Problem description
Sift the listing for lines that hold the string "image" and pull them out.

Listed records
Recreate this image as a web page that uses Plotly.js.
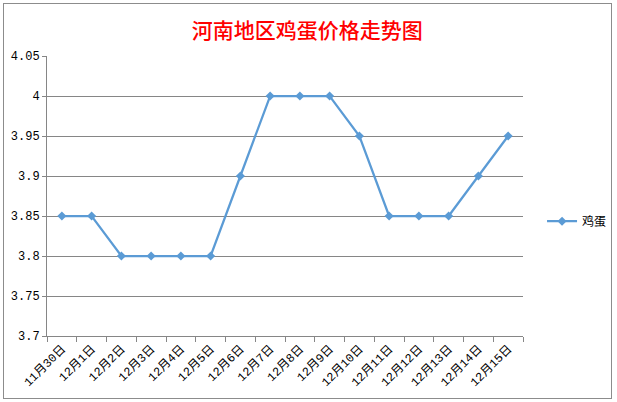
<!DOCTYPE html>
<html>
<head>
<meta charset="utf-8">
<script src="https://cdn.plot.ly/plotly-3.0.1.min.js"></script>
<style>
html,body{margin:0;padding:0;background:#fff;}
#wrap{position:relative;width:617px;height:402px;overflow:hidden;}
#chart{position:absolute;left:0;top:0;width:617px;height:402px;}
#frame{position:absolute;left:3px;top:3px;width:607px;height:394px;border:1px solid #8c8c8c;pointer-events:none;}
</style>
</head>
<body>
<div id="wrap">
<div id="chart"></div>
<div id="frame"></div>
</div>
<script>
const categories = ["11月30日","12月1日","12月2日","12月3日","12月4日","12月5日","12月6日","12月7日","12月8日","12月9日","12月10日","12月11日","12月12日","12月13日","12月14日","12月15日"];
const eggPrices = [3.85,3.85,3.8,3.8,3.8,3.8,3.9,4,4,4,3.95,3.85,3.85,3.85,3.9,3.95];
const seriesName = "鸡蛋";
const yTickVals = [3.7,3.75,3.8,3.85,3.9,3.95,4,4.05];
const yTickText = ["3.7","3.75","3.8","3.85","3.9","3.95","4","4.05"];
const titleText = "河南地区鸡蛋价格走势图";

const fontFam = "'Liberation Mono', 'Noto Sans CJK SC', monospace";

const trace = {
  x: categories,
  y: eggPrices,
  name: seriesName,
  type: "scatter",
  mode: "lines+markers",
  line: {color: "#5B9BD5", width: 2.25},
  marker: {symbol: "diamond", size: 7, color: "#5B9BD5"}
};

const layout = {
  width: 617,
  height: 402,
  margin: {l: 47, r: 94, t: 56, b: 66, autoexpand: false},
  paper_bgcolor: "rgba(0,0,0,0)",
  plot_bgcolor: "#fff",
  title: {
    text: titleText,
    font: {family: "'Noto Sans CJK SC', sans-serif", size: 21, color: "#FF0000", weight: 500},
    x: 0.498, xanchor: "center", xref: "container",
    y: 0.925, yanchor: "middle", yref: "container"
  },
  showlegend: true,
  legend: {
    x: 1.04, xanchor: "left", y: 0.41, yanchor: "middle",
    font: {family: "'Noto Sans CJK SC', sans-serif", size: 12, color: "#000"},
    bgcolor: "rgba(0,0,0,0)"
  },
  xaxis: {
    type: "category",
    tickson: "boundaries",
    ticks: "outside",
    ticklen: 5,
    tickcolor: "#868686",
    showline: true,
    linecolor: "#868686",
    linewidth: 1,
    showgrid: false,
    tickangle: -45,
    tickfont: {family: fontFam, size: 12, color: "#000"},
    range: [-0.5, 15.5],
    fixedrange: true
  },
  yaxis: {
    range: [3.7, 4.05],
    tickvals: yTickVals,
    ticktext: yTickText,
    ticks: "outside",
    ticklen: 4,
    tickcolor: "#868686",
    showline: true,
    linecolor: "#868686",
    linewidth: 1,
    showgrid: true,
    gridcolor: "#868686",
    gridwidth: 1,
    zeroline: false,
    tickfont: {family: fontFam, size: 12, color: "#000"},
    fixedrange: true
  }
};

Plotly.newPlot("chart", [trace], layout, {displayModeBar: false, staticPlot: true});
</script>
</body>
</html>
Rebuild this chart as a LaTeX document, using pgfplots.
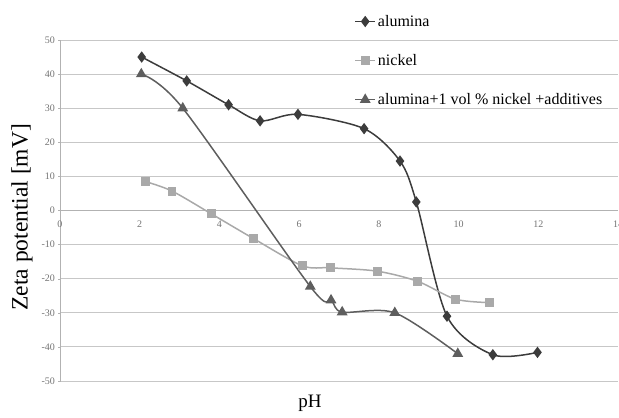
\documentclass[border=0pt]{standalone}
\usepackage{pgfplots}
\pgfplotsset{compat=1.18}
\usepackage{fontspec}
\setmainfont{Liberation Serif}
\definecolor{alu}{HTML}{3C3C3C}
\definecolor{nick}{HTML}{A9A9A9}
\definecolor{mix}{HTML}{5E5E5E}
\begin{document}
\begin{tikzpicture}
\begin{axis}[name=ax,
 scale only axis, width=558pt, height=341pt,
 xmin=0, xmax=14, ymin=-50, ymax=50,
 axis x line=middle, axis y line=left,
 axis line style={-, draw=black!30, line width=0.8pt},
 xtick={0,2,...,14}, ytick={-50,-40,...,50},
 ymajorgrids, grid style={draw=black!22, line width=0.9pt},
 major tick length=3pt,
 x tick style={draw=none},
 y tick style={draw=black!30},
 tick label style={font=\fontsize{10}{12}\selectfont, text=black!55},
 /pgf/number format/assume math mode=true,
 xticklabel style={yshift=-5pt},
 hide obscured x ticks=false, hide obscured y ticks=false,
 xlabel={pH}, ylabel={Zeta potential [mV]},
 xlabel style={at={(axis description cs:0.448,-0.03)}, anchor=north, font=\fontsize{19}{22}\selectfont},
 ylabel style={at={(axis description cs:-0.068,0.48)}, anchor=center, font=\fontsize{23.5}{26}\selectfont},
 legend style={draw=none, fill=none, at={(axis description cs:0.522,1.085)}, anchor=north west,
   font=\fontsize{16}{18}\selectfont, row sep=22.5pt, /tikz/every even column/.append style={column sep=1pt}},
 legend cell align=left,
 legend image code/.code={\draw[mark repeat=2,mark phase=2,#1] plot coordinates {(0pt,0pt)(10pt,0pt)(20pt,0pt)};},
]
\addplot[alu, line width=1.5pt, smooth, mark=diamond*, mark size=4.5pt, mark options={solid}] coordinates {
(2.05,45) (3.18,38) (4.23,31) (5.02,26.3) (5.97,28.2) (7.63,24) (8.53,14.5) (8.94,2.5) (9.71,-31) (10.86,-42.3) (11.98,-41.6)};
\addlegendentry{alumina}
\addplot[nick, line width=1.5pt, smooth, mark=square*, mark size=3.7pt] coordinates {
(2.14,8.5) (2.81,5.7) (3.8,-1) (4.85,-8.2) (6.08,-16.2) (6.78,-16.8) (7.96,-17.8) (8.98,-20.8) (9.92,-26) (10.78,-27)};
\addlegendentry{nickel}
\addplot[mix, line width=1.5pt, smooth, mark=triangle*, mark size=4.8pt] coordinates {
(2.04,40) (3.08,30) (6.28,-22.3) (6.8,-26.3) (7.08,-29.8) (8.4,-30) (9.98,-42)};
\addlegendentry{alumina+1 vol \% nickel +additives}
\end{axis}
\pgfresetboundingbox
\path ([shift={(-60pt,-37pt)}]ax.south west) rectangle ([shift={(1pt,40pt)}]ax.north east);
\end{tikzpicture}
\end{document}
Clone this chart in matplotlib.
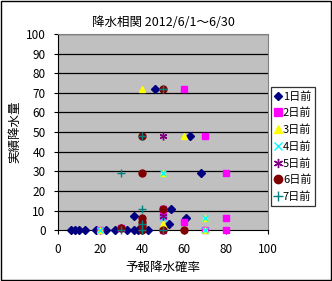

Response for this exercise
Recreate this image as a web page that uses Plotly.js.
 legend image code/.code={\draw[mark repeat=2,mark phase=2,#1] plot coordinates {(0pt,0pt)(10pt,0pt)(20pt,0pt)};},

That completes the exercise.